0 2 form_cf form_cf_a_p1.png
1 2 form_cf form_cf_a_p3.png
2 1 form_cf_a form_cf_a_p2.png
3 1 form_cf_b form_cf_b_p2.png

The folder_prefix spreadsheet can be used as an entire forms overview, which can then be used to create a Version Discovery Report.

Create a Version Discovery report

A Version Discovery Report details the arrangement of all sheets into specific Template uploads. While the folder_prefixes may provide insight for which sheets to upload amongst all the near duplicates, users still must determine where the specific sheet lies in the template in terms of which template page. All the form pages must be stitched together into a template.
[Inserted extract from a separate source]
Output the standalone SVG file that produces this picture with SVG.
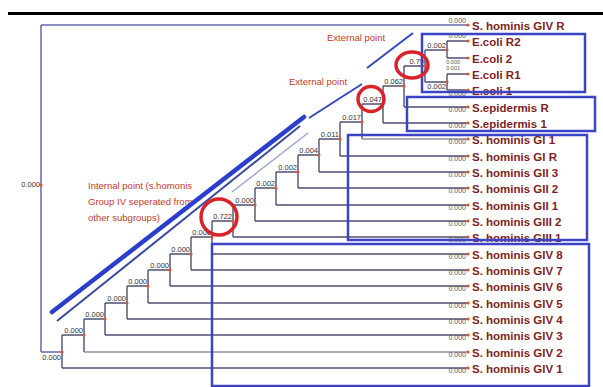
<svg xmlns="http://www.w3.org/2000/svg" width="603" height="387" viewBox="0 0 603 387">
<style>
.br{fill:none;stroke:#4d4f74;stroke-width:1.4}
.lt{fill:none;stroke:#8e90a4;stroke-width:1.4}
.bl{fill:none;stroke:#6468a8;stroke-width:1.5}
.dot{fill:#e4532b}
.nl{font-family:"Liberation Sans",Arial,sans-serif;font-size:7.5px;fill:#333;text-anchor:end}
.ll{font-family:"Liberation Sans",Arial,sans-serif;font-size:7px;fill:#555;text-anchor:end}
.sm{font-size:5.5px}
.lf{font-family:"Liberation Sans",Arial,sans-serif;font-size:11.5px;font-weight:bold;fill:#7d1f24}
.an{font-family:"Liberation Sans",Arial,sans-serif;font-size:9.5px;fill:#c0392b}
.box{fill:none;stroke:#3b44c4;stroke-width:2.5}
.ring{fill:none;stroke:#d9232a;stroke-width:3.5}
</style>
<rect width="603" height="387" fill="#ffffff"/>
<rect x="8" y="12" width="595" height="3" fill="#000"/>

<g id="connectors">
<path class="bl" d="M41,25V352M41,25H468M41,352H62"/>
<path class="br" d="M62,335V368M62,368H468M62,335H84"/>
<path class="br" d="M84,319V352M84,319H105"/>
<path class="lt" d="M84,352H468"/>
<path class="br" d="M105,303V335M105,335H468M105,303H127"/>
<path class="br" d="M127,286V319M127,319H468M127,286H148"/>
<path class="br" d="M148,270V303M148,303H468M148,270H170"/>
<path class="br" d="M170,254V286M170,286H468M170,254H191"/>
<path class="br" d="M191,237V270M191,270H468M191,237H212"/>
<path class="br" d="M212,221V254M212,254H468M212,221H233"/>
<path class="br" d="M233,205V237M233,237H468M233,205H255"/>
<path class="br" d="M255,188V221M255,221H468M255,188H276"/>
<path class="br" d="M276,172V205M276,205H468M276,172H298"/>
<path class="br" d="M298,155V188M298,188H468M298,155H319"/>
<path class="br" d="M319,139V172M319,172H468M319,139H340"/>
<path class="br" d="M340,122V156M340,156H468M340,122H362"/>
<path class="br" d="M362,104V139M362,104H383"/>
<path class="lt" d="M362,139H468"/>
<path class="br" d="M383,86V123M383,123H468M383,86H404"/>
<path class="br" d="M404,66V107M404,107H468M404,66H425"/>
<path class="br" d="M425,50V82M425,50H447M425,82H447"/>
<path class="br" d="M447,41V58M447,41H468M447,58H468"/>
<path class="br" d="M447,74V90M447,74H468M447,90H468"/>
</g>

<g id="root"><circle class="dot" cx="41" cy="185" r="1.6"/><text class="nl" x="40" y="187">0.000</text></g>
<g id="n-a"><circle class="dot" cx="62" cy="352" r="1.6"/><text class="nl" x="61" y="360">0.000</text></g>
<g id="n-b"><circle class="dot" cx="84" cy="335" r="1.6"/><text class="nl" x="83" y="333">0.000</text></g>
<g id="n-c"><circle class="dot" cx="105" cy="319" r="1.6"/><text class="nl" x="104" y="317">0.000</text></g>
<g id="n-d"><circle class="dot" cx="127" cy="303" r="1.6"/><text class="nl" x="126" y="301">0.000</text></g>
<g id="n-e"><circle class="dot" cx="148" cy="286" r="1.6"/><text class="nl" x="147" y="284">0.000</text></g>
<g id="n-f"><circle class="dot" cx="170" cy="270" r="1.6"/><text class="nl" x="169" y="268">0.000</text></g>
<g id="n-g"><circle class="dot" cx="191" cy="254" r="1.6"/><text class="nl" x="190" y="252">0.000</text></g>
<g id="n-h"><circle class="dot" cx="212" cy="237" r="1.6"/><text class="nl" x="211" y="235">0.000</text></g>
<g id="n-722"><circle class="dot" cx="233" cy="221" r="1.6"/><text class="nl" x="232" y="219">0.722</text></g>
<g id="n-i"><circle class="dot" cx="255" cy="205" r="1.6"/><text class="nl" x="254" y="203">0.000</text></g>
<g id="n-j"><circle class="dot" cx="276" cy="188" r="1.6"/><text class="nl" x="275" y="186">0.002</text></g>
<g id="n-k"><circle class="dot" cx="298" cy="172" r="1.6"/><text class="nl" x="297" y="170">0.002</text></g>
<g id="n-l"><circle class="dot" cx="319" cy="155" r="1.6"/><text class="nl" x="318" y="153">0.004</text></g>
<g id="n-m"><circle class="dot" cx="340" cy="139" r="1.6"/><text class="nl" x="339" y="137">0.011</text></g>
<g id="n-n"><circle class="dot" cx="362" cy="122" r="1.6"/><text class="nl" x="361" y="120">0.017</text></g>
<g id="n-047"><circle class="dot" cx="383" cy="104" r="1.6"/><text class="nl" x="382" y="102">0.047</text></g>
<g id="n-062"><circle class="dot" cx="404" cy="86" r="1.6"/><text class="nl" x="403" y="84">0.062</text></g>
<g id="n-79"><circle class="dot" cx="425" cy="66" r="1.6"/><text class="nl" x="424" y="64">0.79</text></g>
<g id="n-ea"><circle class="dot" cx="447" cy="50" r="1.6"/><text class="nl" x="446" y="48">0.002</text></g>
<g id="n-eb"><circle class="dot" cx="447" cy="82" r="1.6"/><text class="nl" x="446" y="89">0.002</text></g>

<g id="leaf-givr"><circle class="dot" cx="468" cy="25" r="1.6"/><text class="ll" x="466" y="23">0.000</text><text class="lf" x="472" y="29.5">S. hominis GIV R</text></g>
<g id="leaf-ecolir2"><circle class="dot" cx="468" cy="41" r="1.6"/><text class="ll" x="466" y="38">0.000</text><text class="lf" x="472" y="45.5">E.coli R2</text></g>
<g id="leaf-ecoli2"><circle class="dot" cx="468" cy="58" r="1.6"/><text class="ll sm" x="460" y="63.5">0.000</text><text class="lf" x="472" y="62.5">E.coli 2</text></g>
<g id="leaf-ecolir1"><circle class="dot" cx="468" cy="74" r="1.6"/><text class="ll sm" x="460" y="69.5">0.001</text><text class="lf" x="472" y="78.5">E.coli R1</text></g>
<g id="leaf-ecoli1"><circle class="dot" cx="468" cy="90" r="1.6"/><text class="ll" x="466" y="96">0.000</text><text class="lf" x="472" y="94.5">E.coli 1</text></g>
<g id="leaf-sepir"><circle class="dot" cx="468" cy="107" r="1.6"/><text class="ll" x="466" y="112">0.000</text><text class="lf" x="472" y="111.5">S.epidermis R</text></g>
<g id="leaf-sepi1"><circle class="dot" cx="468" cy="123" r="1.6"/><text class="ll" x="466" y="128">0.000</text><text class="lf" x="472" y="127.5">S.epidermis 1</text></g>
<g id="leaf-gi1"><circle class="dot" cx="468" cy="139" r="1.6"/><text class="ll" x="466" y="144">0.000</text><text class="lf" x="472" y="143.5">S. hominis GI 1</text></g>
<g id="leaf-gir"><circle class="dot" cx="468" cy="156" r="1.6"/><text class="ll" x="466" y="161">0.000</text><text class="lf" x="472" y="160.5">S. hominis GI R</text></g>
<g id="leaf-gii3"><circle class="dot" cx="468" cy="172" r="1.6"/><text class="ll" x="466" y="177">0.000</text><text class="lf" x="472" y="176.5">S. hominis GII 3</text></g>
<g id="leaf-gii2"><circle class="dot" cx="468" cy="188" r="1.6"/><text class="ll" x="466" y="193">0.000</text><text class="lf" x="472" y="192.5">S. hominis GII 2</text></g>
<g id="leaf-gii1"><circle class="dot" cx="468" cy="205" r="1.6"/><text class="ll" x="466" y="210">0.000</text><text class="lf" x="472" y="209.5">S. hominis GII 1</text></g>
<g id="leaf-giii2"><circle class="dot" cx="468" cy="221" r="1.6"/><text class="ll" x="466" y="226">0.000</text><text class="lf" x="472" y="225.5">S. hominis GIII 2</text></g>
<g id="leaf-giii1"><circle class="dot" cx="468" cy="237" r="1.6"/><text class="ll" x="466" y="242">0.000</text><text class="lf" x="472" y="241.5">S. hominis GIII 1</text></g>
<g id="leaf-giv8"><circle class="dot" cx="468" cy="254" r="1.6"/><text class="ll" x="466" y="259">0.000</text><text class="lf" x="472" y="258.5">S. hominis GIV 8</text></g>
<g id="leaf-giv7"><circle class="dot" cx="468" cy="270" r="1.6"/><text class="ll" x="466" y="275">0.000</text><text class="lf" x="472" y="274.5">S. hominis GIV 7</text></g>
<g id="leaf-giv6"><circle class="dot" cx="468" cy="286" r="1.6"/><text class="ll" x="466" y="291">0.000</text><text class="lf" x="472" y="290.5">S. hominis GIV 6</text></g>
<g id="leaf-giv5"><circle class="dot" cx="468" cy="303" r="1.6"/><text class="ll" x="466" y="308">0.000</text><text class="lf" x="472" y="307.5">S. hominis GIV 5</text></g>
<g id="leaf-giv4"><circle class="dot" cx="468" cy="319" r="1.6"/><text class="ll" x="466" y="324">0.000</text><text class="lf" x="472" y="323.5">S. hominis GIV 4</text></g>
<g id="leaf-giv3"><circle class="dot" cx="468" cy="335" r="1.6"/><text class="ll" x="466" y="340">0.000</text><text class="lf" x="472" y="339.5">S. hominis GIV 3</text></g>
<g id="leaf-giv2"><circle class="dot" cx="468" cy="352" r="1.6"/><text class="ll" x="466" y="357">0.000</text><text class="lf" x="472" y="356.5">S. hominis GIV 2</text></g>
<g id="leaf-giv1"><circle class="dot" cx="468" cy="368" r="1.6"/><text class="ll" x="466" y="373">0.000</text><text class="lf" x="472" y="372.5">S. hominis GIV 1</text></g>

<g id="annotations">
<text class="an" x="327" y="41">External point</text>
<text class="an" x="289" y="85">External point</text>
<text class="an" x="88" y="189">Internal point (s.homonis</text>
<text class="an" x="88" y="205">Group IV seperated from</text>
<text class="an" x="88" y="221">other subgroups)</text>
<path d="M52,312L304,117" stroke="#2b3fcc" stroke-width="4.5" stroke-linecap="round" fill="none"/>
<path d="M57,321L300,126" stroke="#3a4a9c" stroke-width="2" fill="none"/>
<path d="M232,192L308,133" stroke="#9ca3cc" stroke-width="1.5" fill="none"/>
<path d="M309,118L362,84" stroke="#3848b8" stroke-width="2" fill="none"/>
<path d="M367,68L413,33" stroke="#3848b8" stroke-width="2" fill="none"/>
<rect class="box" x="422" y="34" width="163" height="58"/>
<rect class="box" x="407" y="97" width="188" height="34"/>
<rect class="box" x="348" y="135" width="239" height="105"/>
<rect class="box" x="212" y="244" width="377" height="142"/>
<ellipse class="ring" cx="412" cy="65" rx="16" ry="13"/>
<ellipse class="ring" cx="371" cy="99" rx="13" ry="12.5"/>
<ellipse class="ring" cx="219" cy="217" rx="18" ry="18"/>
</g>
</svg>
For example, the above folder_prefixes report can be used to create the following Version Discovery report:

Template name


Sheet uploaded

# Sheets

form_cf p1 form_cf_a_p1.png 1



  p3 form_cf_a_p3.png 1
Total Sheets 4

The longest common prefixes help identify the organization of the template by clearly associating which template the first file would belong to. In the example table (above), all of the form pages have a common prefix of “form_cf”, so it is clear that all four files belong to Form CF. If the files were appropriately named by form name and version, then the template organization would be easy to map into a template.

Once this Version Discovery Report is created, the relevant template pages can be loaded into the Document Automation system for template creation.